Much in agreement here.
It is very hard to make an enclosure that works at a reasonable price not to mention terrible cross over strategies. Play anything with a lot of bass and put your hand on your subwoofer. That vibration and shaking is distortion. Ideally you should be able to put your hand on it and feel absolutely nothing. I made 200 lb enclosures out of solid surface material and I could still feel some vibration. Next versions will be better.
Front loaded horns, tapped horns and (other) high order bandpass subs lend themselves better to enclosure rigidity due to the horn paths and chamber innards inherent to their construction. That said adding density by factor 2 or more to such cabs that easily take up 20 cf. of volume, and already weigh in at +200 lbs, is highly impractical and would seem to miss the forest for the trees; I’d much prefer their virtues of higher efficiency, better cone to air coupling and bigger effective air radiation area at a lesser package density than a smaller, less efficient and relatively heavier ditto.
Stay away from ported subwoofers. Subwoofers have to move a lot of air and it is very hard to avoid port noise. It is better to stick with sealed designs and correct the frequency response with power and room control.

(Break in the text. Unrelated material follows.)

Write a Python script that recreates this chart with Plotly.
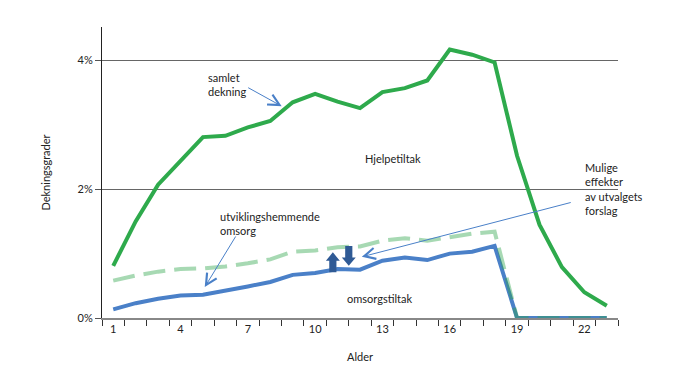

That’s an unfortunate generalization. Sealed designs are hideously inefficient, and power only gets you so far - unless you have an abundance of displacement. Moreover mechanical stress associated driver noise would be obvious due to it being direct radiating - this goes for all DR designs. Ported designs when tuned low (with prodigious venting area) and using large diameter higher efficiency pro drivers can lead to good results, and if port noise would be prevalent here I’d suspects SPL’s to be substantial. Front loaded and tapped horn subs suffer no horn path noise. Theoretically it’s not impossible, but you’d have likely bought the farm by them - certainly structural integrity of your housing. Tapped horns have the driver "exposed" at the mouth area (re: mechanical driver sound issues), but with excursion minima at the tune are even better loaded compared to FLH’s, and so distortion levels are lower due to less cone movement at all but at the absolute limit of their capabilities (hence the prevailing logic of headroom).
Regardless of the size of the room the minimum size is two 12" drivers or four 10" drivers. Bigger and more is always better. The less work any single driver has to do the lower will be the distortion. Making sub bass requires long excursions which take the suspension out of it’s linear operating range. Bigger and multiple drivers do not have to move as far.
Front loaded horns and tapped horns (and other high order BP designs) are force multipliers; a 15" driver like the one used in my tapped horns is the equivalent of some two 18" direct radiating drivers - both due to the horn loading of the front wave of the driver, as well as the taking advantage of its summed output from the back wave - although they present bass quite differently to one another and hereby making comparisons a bit tricky in this regard. When you factor in high efficiency, large effective air radiation area and excellent loading of the driver (with proper motor force and other criteria met) that has the cabinet/horn do the heavy lifting, it equates into effortlessness in reproduction like few others.